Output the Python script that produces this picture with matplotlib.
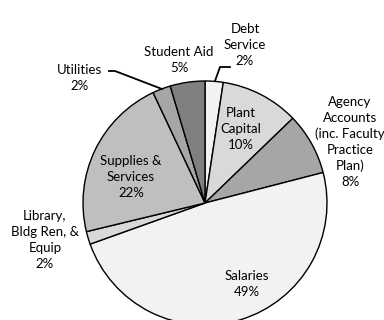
import matplotlib.pyplot as plt

categories = ["Debt\nService", "Plant\nCapital", "Agency\nAccounts\n(inc. Faculty\nPractice\nPlan)",
              "Salaries", "Library,\nBldg Ren, &\nEquip", "Supplies &\nServices",
              "Utilities", "Student Aid"]
shares = [2.4, 10.4, 8.2, 48.6, 1.7, 21.8, 2.4, 4.6]
colors = ["#f2f2f2", "#d9d9d9", "#a6a6a6", "#f2f2f2", "#d9d9d9", "#bfbfbf", "#a6a6a6", "#808080"]

# label anchor positions in pixel coords (x, y from top)
label_pos = [(245, 45), (241, 129), (350, 142), (247, 284), (45, 240), (131, 177), (80, 78), (179, 60)]

W, H = 384, 320
plt.rcParams['font.family'] = ['Lato', 'DejaVu Sans']
fig = plt.figure(figsize=(3.84, 3.2), dpi=100)
ax = fig.add_axes([0, 0, 1, 1])

ax.pie(shares, colors=colors, startangle=90, counterclock=False,
       center=(205, H - 203), radius=122,
       wedgeprops=dict(edgecolor="black", linewidth=1.0))

total = sum(shares)
for name, v, (px, py) in zip(categories, shares, label_pos):
    pct = round(v / total * 100)
    ax.text(px, H - py, f"{name}\n{pct}%", ha="center", va="center", fontsize=9.5,
            linespacing=1.38, color="black")

# leader lines
ax.plot([215, 220, 230], [H - 81, H - 67, H - 67], color="black", lw=1.3)
ax.plot([109, 115, 162], [H - 71, H - 71, H - 89], color="black", lw=1.3)

ax.set_xlim(0, W)
ax.set_ylim(0, H)
ax.set_aspect("equal")
ax.axis("off")
fig.savefig("out.png", dpi=100)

== What is expected ==
With the pictures left out, transcribe the material exactly.

== Reply ==
Output the Python script that produces this picture with matplotlib.
import matplotlib.pyplot as plt

categories = ["Debt\nService", "Plant\nCapital", "Agency\nAccounts\n(inc. Faculty\nPractice\nPlan)",
              "Salaries", "Library,\nBldg Ren, &\nEquip", "Supplies &\nServices",
              "Utilities", "Student Aid"]
shares = [2.4, 10.4, 8.2, 48.6, 1.7, 21.8, 2.4, 4.6]
colors = ["#f2f2f2", "#d9d9d9", "#a6a6a6", "#f2f2f2", "#d9d9d9", "#bfbfbf", "#a6a6a6", "#808080"]

# label anchor positions in pixel coords (x, y from top)
label_pos = [(245, 45), (241, 129), (350, 142), (247, 284), (45, 240), (131, 177), (80, 78), (179, 60)]

W, H = 384, 320
plt.rcParams['font.family'] = ['Lato', 'DejaVu Sans']
fig = plt.figure(figsize=(3.84, 3.2), dpi=100)
ax = fig.add_axes([0, 0, 1, 1])

ax.pie(shares, colors=colors, startangle=90, counterclock=False,
       center=(205, H - 203), radius=122,
       wedgeprops=dict(edgecolor="black", linewidth=1.0))

total = sum(shares)
for name, v, (px, py) in zip(categories, shares, label_pos):
    pct = round(v / total * 100)
    ax.text(px, H - py, f"{name}\n{pct}%", ha="center", va="center", fontsize=9.5,
            linespacing=1.38, color="black")

# leader lines
ax.plot([215, 220, 230], [H - 81, H - 67, H - 67], color="black", lw=1.3)
ax.plot([109, 115, 162], [H - 71, H - 71, H - 89], color="black", lw=1.3)

ax.set_xlim(0, W)
ax.set_ylim(0, H)
ax.set_aspect("equal")
ax.axis("off")
fig.savefig("out.png", dpi=100)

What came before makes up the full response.